Both of you speaks a lot to me, and both of you likes to share his experiences. I am happy, that I can be a witness of your thoughts, I am grateful for you, even if sometimes I get tired of listening.
You Tarjei, have the speacial quality of the equal balance between sharing thoughts and listening. You can listen too me as long as you are speaking too me. I feel that you give the same seriousness to my message, what you give to your owns. I think that's a big gift.

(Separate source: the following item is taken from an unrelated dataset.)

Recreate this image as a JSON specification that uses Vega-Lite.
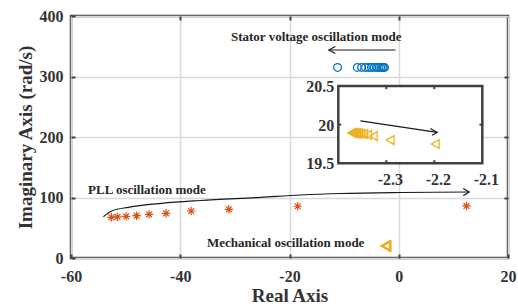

Thursday, 13 September 2007

Second note

I had an idea today, how we are going to continue with Kerek a káposzta (Round Cabbage), our performance with Anikó.
On one hand I would like to continue performing it, because, it was succesful, we had audience, and people keep asking, when are we going to show it again.
But on the other hand, if we would do it the same way, as we used to a year ago, it wouldn't be inspiring for me.
I remember in the last times, when I used to play with LEGO, I was only interested in creating some buildings, little towns maybe, but I didn't really play with them afterwards. I feel sometimes similar interest with the performances, which I am directing. The process of creation is interesting, and some performances (the first ones) are interesting, but than, when we are ready, a new subject needs to take away my interest.
You know, I would like to find forms and ways of making theatre, when something is not just an imitation on stage, but it really happens.
I think I am still far from this, but I'm on the way.
If something really happens, we really do something. Otherwise it is only talking about something.
For me these two games with the bottle, what we have played lately (one, which I didn't participate after our workshop in my grandparents appartment, and the other, what we played in Transylvania, on that very special and bizarr place, near that hunted house) were very interesting experinces. I wouldn't call them absolutly positive experiences, but I am very glad, that I had them.
I thought that in Kerek a káposzta we will make the audience sit in a circle. And we will play a bottle game with them. We will do what the one, whom the bottle is pointing at, asks us to do. I don't want the whole performance to be improvised. I want some structures, which are ready, when the show begings, but I want a lot if things to be decided there, right at the time, when the performance is happening. We have to find the best form for this, with Anikó.

Wednesday, 12 September 2007

First note

I wanted to give you a present for your journey. But I wanted to give you something which does not have really weight, or maybe not material at all. Not to make your package more heavy, and not to make you take care of more and more stuff.
It happens with me a lot of times, when we have a conversation, that I can not tell a thought, which I would like to, sometimes because, we both have to many ideas connected to one topic, so I feel, I need to select from them to be able to tell some of them, and sometimes I am not able to express exactly what I wanted to.

And it also happens, that something happens with me, or I have some thoughts and ideas which I would like to share with you, when you are not there (or at least this was my experience in the period between I departed from the school and you arrived to Kishantos this August).
As you have experienced, I am not good in writting letters.
I still owe Olga and you a little report about my experiences in Odin Theatre.
So these are reasons why I want to start to write you a log-book on internet.
A log-book (according to my dictionary) is a collection of notes what you are writting when you are sailing.
I don't want to write a diary on the net. And I don't want to write a diary for you.
A diary for me is a text, which I write for myself.
And I cannot promise, that I will write here at least a note each day, or each week or anything.
I can only promise I will write here, when I will feel the need to tell you something.
When there is something which is necessary to mention in the log-book.
And it is open, there is no password, so anyone can read it. I am writting to you things, which can be interesting maybe to read for other people aswell. This is also a motivation, I think.